Den Pflichtteilsberechtigten aushebeln? Vorsicht!

Ein beliebter Trick, einen störenden Pflichtteilsberechtigten ganz auszuschalten, ist folgender:

Der Erblasser macht mit denjenigen Personen, die seine Vermögenswerte erhalten sollen, einen Vertrag. Er gründet mit ihnen eine Personengesellschaft und bringt das Vermögen, das vererbt werden soll, dort ein. Wenn nun der Erblasser durch Tod aus der Gesellschaft ausscheidet, wächst den anderen Gesellschaftern die Beteiligung des Ausgeschiedenen zu. Zwar ist es so, dass den Erben (also hier demjenigen, der auf den Pflichtteil gesetzt wurde) ein Abfindungsausgleich zusteht. Aber just in dem Fall des Ausscheidens durch Tod, kann dieser Abfindungsanspruch im Gesellschaftsvertrag ausgeschlossen werden.

Der Erblasser hat allerdings sein Ziel, einen gesetzlichen Erben auch als Pflichtteilsberechtigten auszuschließen, noch nicht sicher erreicht. Denn dieser könnte einen Pflichtteilsergänzungsanspruch haben. Das wäre dann der Fall, wenn der Erblasser sein Vermögen Dritten als Schenkung zugewendet hat. Dann kann der Pflichtteilsberechtigte einen entsprechenden Ausgleich verlangen, sodaß das verschenkte Vermögen dem Nachlass hinzugerechnet wird.

Es kommt also darauf an, ob die Einbringung von Vermögen in eine Gesellschaft unter Ausschluss des Abfindungsanspruchs eine Schenkung darstellt. Das ist nach gefestigter höchstrichterlicher Rechtsprechung jedenfalls dann nicht der Fall, wenn der Ausschluss der Abfindung dazu dienen sollte, dass das Unternehmen, das die Gesellschaft darstellt, beim Tod eines Gesellschafters erhalten bleibt und die Fortführung des Unternehmens durch die verbleibenden Gesellschafter nicht durch die Notwendigkeit der Abfindungszahlung und also durch den damit verbundenen Liquiditätsverlust erschwert wird.
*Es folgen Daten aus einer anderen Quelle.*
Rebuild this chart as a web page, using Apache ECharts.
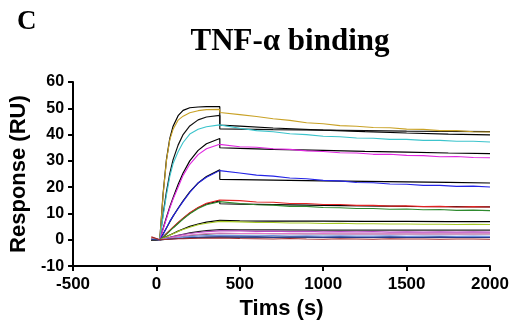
<!DOCTYPE html>
<html>
<head>
<meta charset="utf-8">
<script src="https://cdn.jsdelivr.net/npm/echarts@6/dist/echarts.min.js"></script>
<style>html,body{margin:0;padding:0;background:#fff}#c{width:519px;height:325px}</style>
</head>
<body>
<div id="c"></div>
<script>
// Time grids (s)
const tData = [-30, 20, 40, 60, 80, 100, 130, 160, 200, 250, 300, 379, 381, 500, 600, 700, 800, 900, 1000, 1100, 1200, 1300, 1400, 1500, 1600, 1700, 1800, 1900, 2000];
const tFit = [-30, 20, 40, 60, 80, 100, 130, 160, 200, 250, 300, 380, 380, 500, 700, 1000, 1250, 1500, 1750, 2000];

// Measured responses (RU)
const yellow  = [0.6, 0, 17, 30, 38, 42, 45.5, 47, 48.3, 49.1, 49.5, 49.6, 48.4, 47.6, 46.9, 46.0, 45.4, 44.5, 44.1, 43.4, 43.2, 42.7, 42.6, 42.1, 42.0, 41.5, 41.5, 41.1, 41.0];
const cyan    = [0.4, 0, 9, 17, 24, 29, 33.5, 37, 40.2, 42, 43, 43.7, 43.2, 42.4, 41.5, 41.1, 40.3, 40.0, 39.4, 39.2, 38.7, 38.6, 38.2, 38.2, 37.8, 37.8, 37.5, 37.5, 37.2];
const magenta = [0.5, 0, 4, 8, 12, 15.5, 20, 24.5, 28.7, 32.4, 34.6, 36.3, 36.2, 35.4, 35.2, 34.6, 34.4, 33.8, 33.6, 33.1, 33.0, 32.5, 32.5, 32.1, 32.0, 31.6, 31.7, 31.3, 31.2];
const blue    = [0.3, 0, 2, 4.5, 7, 9, 11.8, 14.6, 18, 21.6, 23.8, 26.3, 26.0, 25.4, 24.6, 24.2, 23.5, 23.2, 22.6, 22.4, 21.8, 21.7, 21.2, 21.1, 20.7, 20.7, 20.3, 20.4, 20.1];
const red     = [1.0, 0, 1, 2.3, 3.6, 4.8, 6.6, 8.2, 10.3, 12.3, 13.9, 15.1, 15.0, 14.9, 14.4, 14.3, 13.8, 13.8, 13.4, 13.4, 13.1, 13.1, 12.8, 12.9, 12.6, 12.7, 12.5, 12.6, 12.5];
const green   = [0.5, 0, 0.9, 2.1, 3.3, 4.5, 6.2, 7.9, 9.9, 11.9, 13.3, 14.5, 14.2, 13.8, 13.3, 13.2, 12.7, 12.7, 12.3, 12.2, 11.9, 11.9, 11.6, 11.7, 11.4, 11.5, 11.2, 11.3, 11.1];
const olive   = [0.3, 0, 0.5, 1.1, 1.7, 2.3, 3.2, 3.9, 4.8, 5.7, 6.3, 7.0, 6.9, 6.8, 6.6, 6.6, 6.4, 6.4, 6.2, 6.3, 6.1, 6.1, 6.0, 6.0, 5.9, 5.9, 5.8, 5.9, 5.8];
const purple  = [0.2, 0, 0.3, 0.6, 0.9, 1.2, 1.6, 2.0, 2.4, 2.8, 3.1, 3.4, 3.3, 3.4, 3.2, 3.3, 3.1, 3.2, 3.0, 3.1, 3.0, 3.1, 2.9, 3.0, 2.9, 3.0, 2.9, 3.0, 2.9];
const pink    = [0.4, 0, 0.2, 0.5, 0.7, 0.9, 1.2, 1.5, 1.8, 2.1, 2.4, 2.6, 2.6, 2.4, 2.5, 2.3, 2.4, 2.2, 2.4, 2.2, 2.3, 2.2, 2.3, 2.2, 2.3, 2.2, 2.3, 2.2, 2.3];
const ltblue  = [0.2, 0, 0.2, 0.3, 0.5, 0.6, 0.8, 1.0, 1.2, 1.4, 1.6, 1.7, 1.7, 1.6, 1.5, 1.6, 1.4, 1.5, 1.4, 1.5, 1.4, 1.4, 1.5, 1.3, 1.4, 1.4, 1.3, 1.4, 1.3];
const navy    = [0.1, 0, 0.1, 0.2, 0.3, 0.4, 0.5, 0.6, 0.8, 0.9, 1.0, 1.1, 1.1, 1.0, 1.1, 0.9, 1.0, 1.0, 0.9, 1.0, 0.9, 0.9, 1.0, 0.9, 0.9, 1.0, 0.9, 0.9, 0.9];
const darkred = [1.2, 0, 0.1, 0.1, 0.2, 0.3, 0.4, 0.4, 0.5, 0.6, 0.6, 0.7, 0.6, 0.5, 0.4, 0.3, 0.5, 0.3, 0.2, 0.4, 0.3, 0.2, 0.4, 0.3, 0.3, 0.2, 0.3, 0.3, 0.2];

// Fitted curves (RU)
const fitA = [0, 0, 17.5, 30.5, 38.5, 43.2, 47.2, 49.2, 50.2, 50.5, 50.6, 50.6, 43.6, 43.2, 42.5, 41.7, 41.1, 40.6, 40.2, 39.9];
const fitB = [0, 0, 9.8, 18.2, 25.2, 30.5, 36, 40, 43.3, 45.6, 46.7, 47.3, 42.2, 42.1, 41.9, 41.7, 41.5, 41.3, 41.2, 41.1];
const fitC = [0, 0, 4.3, 8.5, 12.5, 16, 21, 25.4, 30, 34, 36.5, 38.5, 35.0, 34.8, 34.4, 34.0, 33.6, 33.3, 33.0, 32.8];
const fitD = [0, 0, 2.2, 4.5, 6.8, 9, 12, 14.8, 18.2, 21.6, 24.1, 26.6, 23.0, 22.9, 22.7, 22.4, 22.2, 22.0, 21.8, 21.6];
const fitE = [0, 0, 1.1, 2.3, 3.5, 4.7, 6.4, 8.1, 10.1, 12.2, 13.6, 14.8, 13.7, 13.6, 13.4, 13.1, 12.9, 12.7, 12.6, 12.5];
const fitF = [0, 0, 0.6, 1.2, 1.8, 2.4, 3.3, 4.1, 5.1, 6.0, 6.7, 7.4, 7.2, 7.2, 7.1, 7.1, 7.0, 7.0, 6.9, 6.9];
const fitG = [0, 0, 0.3, 0.6, 0.9, 1.2, 1.7, 2.1, 2.6, 3.1, 3.5, 3.9, 3.8, 3.8, 3.8, 3.7, 3.7, 3.7, 3.7, 3.7];
const fitH = [0, 0, 0.2, 0.4, 0.6, 0.8, 1.1, 1.3, 1.6, 1.9, 2.1, 2.4, 2.3, 2.3, 2.3, 2.2, 2.2, 2.2, 2.2, 2.2];
const fitI = [0, 0, 0.1, 0.2, 0.3, 0.4, 0.5, 0.6, 0.7, 0.8, 0.9, 1.0, 1.0, 1.0, 1.0, 1.0, 1.0, 1.0, 1.0, 1.0];

const xTicks = [-500, 0, 500, 1000, 1500, 2000];
const yTicks = [-10, 0, 10, 20, 30, 40, 50, 60];

const dataSets = [
  [yellow, '#c9a227'], [cyan, '#3cc4cc'], [magenta, '#e028e0'], [blue, '#2424e6'],
  [red, '#e02424'], [green, '#2e8a2e'], [olive, '#a6c826'], [purple, '#b848c0'],
  [pink, '#e07ac8'], [ltblue, '#7090e0'], [navy, '#243a8c'], [darkred, '#a02c2c']
];
const fitSets = [
  [fitA, '#000'], [fitB, '#111'], [fitC, '#000'], [fitD, '#000'], [fitE, '#000'],
  [fitF, '#000'], [fitG, '#222'], [fitH, '#777'], [fitI, '#333']
];

const pair = (t, v) => t.map((x, i) => [x, v[i]]);
const series = [];
fitSets.forEach(([v, c]) => series.push({
  type: 'line', data: pair(tFit, v), showSymbol: false, symbol: 'none',
  lineStyle: { color: c, width: 1.2 }, silent: true, animation: false
}));
dataSets.forEach(([v, c]) => series.push({
  type: 'line', data: pair(tData, v), showSymbol: false, symbol: 'none',
  lineStyle: { color: c, width: 1.1 }, silent: true, animation: false
}));

const sans = '"Liberation Sans", Arial, sans-serif';
const serif = '"Liberation Serif", "Times New Roman", serif';

const chart = echarts.init(document.getElementById('c'), null, { renderer: 'canvas' });
chart.setOption({
  animation: false,
  backgroundColor: '#fff',
  grid: { left: 68, right: 29, top: 82, bottom: 57, containLabel: false },
  graphic: [
    { type: 'text', left: 17, top: 9, style: { text: 'C', font: 'bold 27px ' + serif, fill: '#000' } },
    { type: 'text', x: 290, y: 26, style: { text: 'TNF-α binding', font: 'bold 31px ' + serif, fill: '#000', textAlign: 'center' } }
  ],
  xAxis: {
    type: 'value', min: xTicks[0], max: xTicks[xTicks.length - 1], interval: 500,
    name: 'Tims (s)', nameLocation: 'middle', nameGap: 30,
    nameTextStyle: { fontFamily: sans, fontWeight: 'bold', fontSize: 22, color: '#000' },
    axisLine: { onZero: false, lineStyle: { color: '#000', width: 2 } },
    axisTick: { inside: false, length: 5, lineStyle: { color: '#000', width: 2 } },
    axisLabel: { margin: 10, fontFamily: sans, fontWeight: 'bold', fontSize: 17, color: '#000', formatter: v => String(v) },
    splitLine: { show: false }
  },
  yAxis: {
    type: 'value', min: yTicks[0], max: yTicks[yTicks.length - 1], interval: 10,
    name: 'Response (RU)', nameLocation: 'middle', nameGap: 31, nameRotate: 90,
    nameTextStyle: { fontFamily: sans, fontWeight: 'bold', fontSize: 22, color: '#000' },
    axisLine: { onZero: false, lineStyle: { color: '#000', width: 2 } },
    axisTick: { inside: false, length: 5, lineStyle: { color: '#000', width: 2 } },
    axisLabel: { margin: 9, fontFamily: sans, fontWeight: 'bold', fontSize: 16, color: '#000', formatter: v => String(v) },
    splitLine: { show: false }
  },
  series
});
</script>
</body>
</html>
Der Erblasser erreicht – so eine Entscheidung des Bundesgerichtshofs aus dem Juni 2020 – sein Ziel der Ausschaltung des Pflichtteilsberechtigten dann nicht, wenn nicht die Fortführung des Unternehmens bei dieser Konstruktion im Vordergrund steht, sondern primär die Vereitelung des Pflichtteilsrechts. Und das ist dann zu unterstellen, wenn der überlebende Mitgesellschafter für die Übernahme der Beteiligung keine Gegenleistung durch Arbeitsleistung oder Übernahme eines Haftungsrisikos erbringt und die abfindungsfreie Anwachsung der Gesellschaftsanteile das Ziel der gesellschaftsrechtlichen Vereinbarung war und wenn der Verstorbene den überlebenden Gesellschafter gleichzeitig zu seinem Alleinerben eingesetzt hat und ein enges Verwandtschaftsverhältnis zu ihm besteht.

Moral: Es darf sich für ein Gericht nicht aufdrängen, dass der Erblasser just den Pflichtteilsberechtigten aus seiner Position durch die gewählte Konstruktion völlig hinausdrängen wollte.